In the early nineties, I was approached by various large private companies – notably civil engineering and building contractors - to provide consultancy advice and negotiating skills training relating to the Public Finance Initiative (PFI).
I waited confidently for the other side of the PFI equation – the public service and local authorities – to approach me for similar advice and training. There were no enquiries. I spent some money on marketing efforts to involve such bodies, but still no interest whatsoever was shown. Since it takes two to tango, it was clear that the so-called public/private partnership was going to be a very unequal one, and that the potential for a major rip-off of the taxpayer existed.
Over the last six months, I have owed my life on four occasions to the NHS – to St. John’s Hospital in Livingston and to the Royal Infirmary of Edinburgh. The new RIE is a wonderful, state-of-the-art facility, matched by dedicated and superbly professional staff at all levels, and many patients owe their lives and the quality of their lives to its existence.
It was with horror and disgust therefore that I had my worst fears confirmed about the operation of the PFI, under the previous Labour/LibDem administration in Holyrood, by the following extract from the Edinburgh West Branch SNP newsletter -
True cost of PFI revealed
Figures from the Treasury, published by the Scottish Parliament, have revealed the staggering cost of Labour's Private Finance Initiative to Scotland's National Health Service. Over the next 30 years, nearly £6.7 billion will leave the NHS in repayments to banks and private operators for PFI projects. The astonishing £6.7 billion of repayments under Labour’s “buy now pay later” policy covers 27 capital projects with an estimated value of only £1.28 billion and comes after £1 billion of repayments have already been made.
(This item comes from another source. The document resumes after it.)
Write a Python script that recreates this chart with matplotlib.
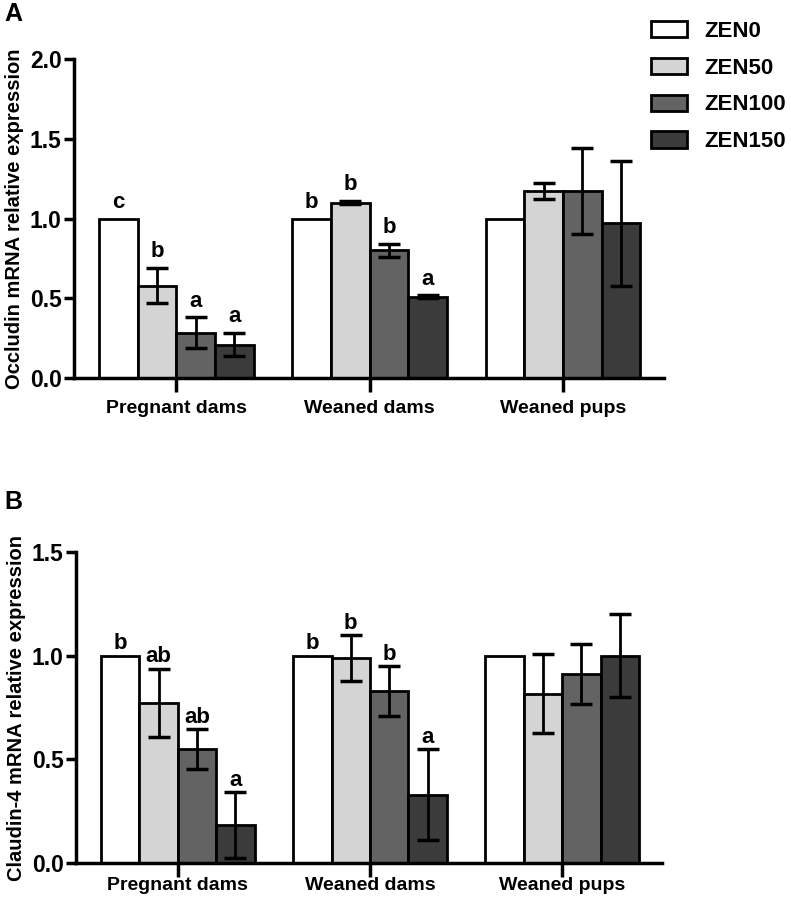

In a flagrant example of Labour’s mismanagement, the taxpayer will pay seven times more for the Edinburgh Royal Infirmary than its original capital cost of £260 million. By last year, that sum had already been paid - but the contracts mean we will keep paying for it for a further 32 years! By 2034, when the contract expires, taxpayers will have paid a jaw-dropping £1.5 billion for the Royal Infirmary alone.